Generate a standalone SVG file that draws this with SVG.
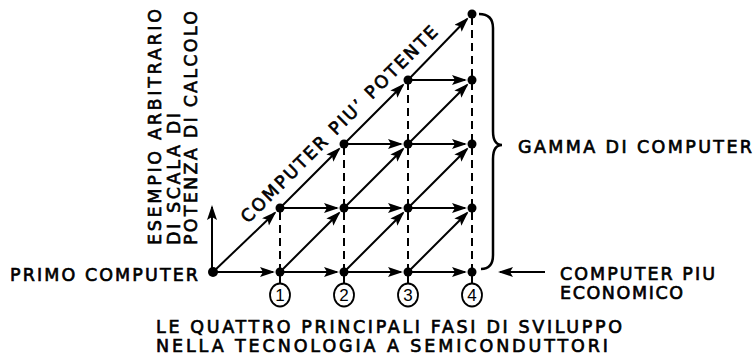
<svg xmlns="http://www.w3.org/2000/svg" width="755" height="356" viewBox="0 0 755 356">
<style>
.t{font-family:"DejaVu Sans","Liberation Sans",Arial,sans-serif;font-size:17.5px;fill:#000;stroke:#000;stroke-width:0.65}
.n{font-family:"Liberation Sans",Arial,sans-serif;font-size:17px;fill:#000;text-anchor:middle}
.a{stroke:#000;stroke-width:2;fill:none;marker-end:url(#ah)}
.d{stroke:#000;stroke-width:2;fill:none;stroke-dasharray:8 5}
.s{stroke:#000;stroke-width:2}
.dot{fill:#000}
.c{fill:#fff;stroke:#000;stroke-width:1.8}
</style>
<defs>
<marker id="ah" markerUnits="userSpaceOnUse" markerWidth="16" markerHeight="11" refX="13" refY="5" orient="auto">
<path d="M0,0 L15,5 L0,10 L3,5 Z" fill="#000"/>
</marker>
</defs>
<rect width="755" height="356" fill="#fff"/>
<g id="connectors">
<line class="d" x1="280" y1="272" x2="280" y2="208"/>
<line class="d" x1="344" y1="272" x2="344" y2="144"/>
<line class="d" x1="408" y1="272" x2="408" y2="80"/>
<line class="d" x1="472" y1="272" x2="472" y2="14"/>
<line class="a" x1="212" y1="272" x2="212" y2="207"/>
<line class="a" x1="213" y1="272" x2="273" y2="272"/>
<line class="a" x1="280" y1="272" x2="337" y2="272"/>
<line class="a" x1="344" y1="272" x2="401" y2="272"/>
<line class="a" x1="408" y1="272" x2="465" y2="272"/>
<line class="a" x1="280" y1="208" x2="337" y2="208"/>
<line class="a" x1="344" y1="208" x2="401" y2="208"/>
<line class="a" x1="408" y1="208" x2="465" y2="208"/>
<line class="a" x1="344" y1="144" x2="401" y2="144"/>
<line class="a" x1="408" y1="144" x2="465" y2="144"/>
<line class="a" x1="408" y1="80" x2="465" y2="80"/>
<line class="a" x1="213" y1="272" x2="274.9" y2="212.8"/>
<line class="a" x1="280" y1="208" x2="339.05" y2="148.95"/>
<line class="a" x1="344" y1="144" x2="403.05" y2="84.95"/>
<line class="a" x1="408" y1="80" x2="467.1" y2="19.0"/>
<line class="a" x1="280" y1="272" x2="339.05" y2="212.95"/>
<line class="a" x1="344" y1="208" x2="403.05" y2="148.95"/>
<line class="a" x1="408" y1="144" x2="467.05" y2="84.95"/>
<line class="a" x1="344" y1="272" x2="403.05" y2="212.95"/>
<line class="a" x1="408" y1="208" x2="467.05" y2="148.95"/>
<line class="a" x1="408" y1="272" x2="467.05" y2="212.95"/>
<line class="a" x1="545" y1="272" x2="500" y2="272"/>
<line class="s" x1="280" y1="272" x2="280" y2="284"/>
<line class="s" x1="344" y1="272" x2="344" y2="284"/>
<line class="s" x1="408" y1="272" x2="408" y2="284"/>
<line class="s" x1="472" y1="272" x2="472" y2="284"/>
</g>
<g id="brace">
<path d="M479,14 Q493,14 493,28 L493,131 Q493,145 502,145 Q493,145 493,159 L493,255 Q493,269 481,269" fill="none" stroke="#000" stroke-width="2.5"/>
</g>
<g id="origin"><circle class="dot" cx="213" cy="272" r="5"/></g>
<g id="n-1-0"><circle class="dot" cx="280" cy="272" r="4.5"/></g>
<g id="n-2-0"><circle class="dot" cx="344" cy="272" r="4.5"/></g>
<g id="n-3-0"><circle class="dot" cx="408" cy="272" r="4.5"/></g>
<g id="n-4-0"><circle class="dot" cx="472" cy="272" r="4.5"/></g>
<g id="n-1-1"><circle class="dot" cx="280" cy="208" r="4.5"/></g>
<g id="n-2-1"><circle class="dot" cx="344" cy="208" r="4.5"/></g>
<g id="n-3-1"><circle class="dot" cx="408" cy="208" r="4.5"/></g>
<g id="n-4-1"><circle class="dot" cx="472" cy="208" r="4.5"/></g>
<g id="n-2-2"><circle class="dot" cx="344" cy="144" r="4.5"/></g>
<g id="n-3-2"><circle class="dot" cx="408" cy="144" r="4.5"/></g>
<g id="n-4-2"><circle class="dot" cx="472" cy="144" r="4.5"/></g>
<g id="n-3-3"><circle class="dot" cx="408" cy="80" r="4.5"/></g>
<g id="n-4-3"><circle class="dot" cx="472" cy="80" r="4.5"/></g>
<g id="n-4-4"><circle class="dot" cx="472" cy="14" r="4.5"/></g>
<g id="phase1"><ellipse class="c" cx="280" cy="295" rx="10" ry="11.5"/><text class="n" x="280" y="301">1</text></g>
<g id="phase2"><ellipse class="c" cx="344" cy="295" rx="10" ry="11.5"/><text class="n" x="344" y="301">2</text></g>
<g id="phase3"><ellipse class="c" cx="408" cy="295" rx="10" ry="11.5"/><text class="n" x="408" y="301">3</text></g>
<g id="phase4"><ellipse class="c" cx="472" cy="295" rx="10" ry="11.5"/><text class="n" x="472" y="301">4</text></g>
<g id="labels">
<text class="t" x="10" y="281" textLength="188" lengthAdjust="spacing">PRIMO COMPUTER</text>
<text class="t" x="518" y="153" textLength="234" lengthAdjust="spacing">GAMMA DI COMPUTER</text>
<text class="t" x="560" y="280" textLength="155" lengthAdjust="spacing">COMPUTER PIU</text>
<text class="t" x="560" y="298.5" textLength="123" lengthAdjust="spacing">ECONOMICO</text>
<text class="t" transform="translate(161,245) rotate(-90)" textLength="236" lengthAdjust="spacing">ESEMPIO ARBITRARIO</text>
<text class="t" transform="translate(180,245) rotate(-90)" textLength="132" lengthAdjust="spacing">DI SCALA DI</text>
<text class="t" transform="translate(197,245) rotate(-90)" textLength="234" lengthAdjust="spacing">POTENZA DI CALCOLO</text>
<text class="t" transform="translate(248,224) rotate(-45)" textLength="270" lengthAdjust="spacing">COMPUTER PIU’ POTENTE</text>
<text class="t" x="156" y="333" textLength="466" lengthAdjust="spacing">LE QUATTRO PRINCIPALI FASI DI SVILUPPO</text>
<text class="t" x="156" y="352" textLength="452" lengthAdjust="spacing">NELLA TECNOLOGIA A SEMICONDUTTORI</text>
</g>
</svg>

Do this
Copy the material above in full and exactly, skipping pictures.

Reply
Generate a standalone SVG file that draws this with SVG.
<svg xmlns="http://www.w3.org/2000/svg" width="755" height="356" viewBox="0 0 755 356">
<style>
.t{font-family:"DejaVu Sans","Liberation Sans",Arial,sans-serif;font-size:17.5px;fill:#000;stroke:#000;stroke-width:0.65}
.n{font-family:"Liberation Sans",Arial,sans-serif;font-size:17px;fill:#000;text-anchor:middle}
.a{stroke:#000;stroke-width:2;fill:none;marker-end:url(#ah)}
.d{stroke:#000;stroke-width:2;fill:none;stroke-dasharray:8 5}
.s{stroke:#000;stroke-width:2}
.dot{fill:#000}
.c{fill:#fff;stroke:#000;stroke-width:1.8}
</style>
<defs>
<marker id="ah" markerUnits="userSpaceOnUse" markerWidth="16" markerHeight="11" refX="13" refY="5" orient="auto">
<path d="M0,0 L15,5 L0,10 L3,5 Z" fill="#000"/>
</marker>
</defs>
<rect width="755" height="356" fill="#fff"/>
<g id="connectors">
<line class="d" x1="280" y1="272" x2="280" y2="208"/>
<line class="d" x1="344" y1="272" x2="344" y2="144"/>
<line class="d" x1="408" y1="272" x2="408" y2="80"/>
<line class="d" x1="472" y1="272" x2="472" y2="14"/>
<line class="a" x1="212" y1="272" x2="212" y2="207"/>
<line class="a" x1="213" y1="272" x2="273" y2="272"/>
<line class="a" x1="280" y1="272" x2="337" y2="272"/>
<line class="a" x1="344" y1="272" x2="401" y2="272"/>
<line class="a" x1="408" y1="272" x2="465" y2="272"/>
<line class="a" x1="280" y1="208" x2="337" y2="208"/>
<line class="a" x1="344" y1="208" x2="401" y2="208"/>
<line class="a" x1="408" y1="208" x2="465" y2="208"/>
<line class="a" x1="344" y1="144" x2="401" y2="144"/>
<line class="a" x1="408" y1="144" x2="465" y2="144"/>
<line class="a" x1="408" y1="80" x2="465" y2="80"/>
<line class="a" x1="213" y1="272" x2="274.9" y2="212.8"/>
<line class="a" x1="280" y1="208" x2="339.05" y2="148.95"/>
<line class="a" x1="344" y1="144" x2="403.05" y2="84.95"/>
<line class="a" x1="408" y1="80" x2="467.1" y2="19.0"/>
<line class="a" x1="280" y1="272" x2="339.05" y2="212.95"/>
<line class="a" x1="344" y1="208" x2="403.05" y2="148.95"/>
<line class="a" x1="408" y1="144" x2="467.05" y2="84.95"/>
<line class="a" x1="344" y1="272" x2="403.05" y2="212.95"/>
<line class="a" x1="408" y1="208" x2="467.05" y2="148.95"/>
<line class="a" x1="408" y1="272" x2="467.05" y2="212.95"/>
<line class="a" x1="545" y1="272" x2="500" y2="272"/>
<line class="s" x1="280" y1="272" x2="280" y2="284"/>
<line class="s" x1="344" y1="272" x2="344" y2="284"/>
<line class="s" x1="408" y1="272" x2="408" y2="284"/>
<line class="s" x1="472" y1="272" x2="472" y2="284"/>
</g>
<g id="brace">
<path d="M479,14 Q493,14 493,28 L493,131 Q493,145 502,145 Q493,145 493,159 L493,255 Q493,269 481,269" fill="none" stroke="#000" stroke-width="2.5"/>
</g>
<g id="origin"><circle class="dot" cx="213" cy="272" r="5"/></g>
<g id="n-1-0"><circle class="dot" cx="280" cy="272" r="4.5"/></g>
<g id="n-2-0"><circle class="dot" cx="344" cy="272" r="4.5"/></g>
<g id="n-3-0"><circle class="dot" cx="408" cy="272" r="4.5"/></g>
<g id="n-4-0"><circle class="dot" cx="472" cy="272" r="4.5"/></g>
<g id="n-1-1"><circle class="dot" cx="280" cy="208" r="4.5"/></g>
<g id="n-2-1"><circle class="dot" cx="344" cy="208" r="4.5"/></g>
<g id="n-3-1"><circle class="dot" cx="408" cy="208" r="4.5"/></g>
<g id="n-4-1"><circle class="dot" cx="472" cy="208" r="4.5"/></g>
<g id="n-2-2"><circle class="dot" cx="344" cy="144" r="4.5"/></g>
<g id="n-3-2"><circle class="dot" cx="408" cy="144" r="4.5"/></g>
<g id="n-4-2"><circle class="dot" cx="472" cy="144" r="4.5"/></g>
<g id="n-3-3"><circle class="dot" cx="408" cy="80" r="4.5"/></g>
<g id="n-4-3"><circle class="dot" cx="472" cy="80" r="4.5"/></g>
<g id="n-4-4"><circle class="dot" cx="472" cy="14" r="4.5"/></g>
<g id="phase1"><ellipse class="c" cx="280" cy="295" rx="10" ry="11.5"/><text class="n" x="280" y="301">1</text></g>
<g id="phase2"><ellipse class="c" cx="344" cy="295" rx="10" ry="11.5"/><text class="n" x="344" y="301">2</text></g>
<g id="phase3"><ellipse class="c" cx="408" cy="295" rx="10" ry="11.5"/><text class="n" x="408" y="301">3</text></g>
<g id="phase4"><ellipse class="c" cx="472" cy="295" rx="10" ry="11.5"/><text class="n" x="472" y="301">4</text></g>
<g id="labels">
<text class="t" x="10" y="281" textLength="188" lengthAdjust="spacing">PRIMO COMPUTER</text>
<text class="t" x="518" y="153" textLength="234" lengthAdjust="spacing">GAMMA DI COMPUTER</text>
<text class="t" x="560" y="280" textLength="155" lengthAdjust="spacing">COMPUTER PIU</text>
<text class="t" x="560" y="298.5" textLength="123" lengthAdjust="spacing">ECONOMICO</text>
<text class="t" transform="translate(161,245) rotate(-90)" textLength="236" lengthAdjust="spacing">ESEMPIO ARBITRARIO</text>
<text class="t" transform="translate(180,245) rotate(-90)" textLength="132" lengthAdjust="spacing">DI SCALA DI</text>
<text class="t" transform="translate(197,245) rotate(-90)" textLength="234" lengthAdjust="spacing">POTENZA DI CALCOLO</text>
<text class="t" transform="translate(248,224) rotate(-45)" textLength="270" lengthAdjust="spacing">COMPUTER PIU’ POTENTE</text>
<text class="t" x="156" y="333" textLength="466" lengthAdjust="spacing">LE QUATTRO PRINCIPALI FASI DI SVILUPPO</text>
<text class="t" x="156" y="352" textLength="452" lengthAdjust="spacing">NELLA TECNOLOGIA A SEMICONDUTTORI</text>
</g>
</svg>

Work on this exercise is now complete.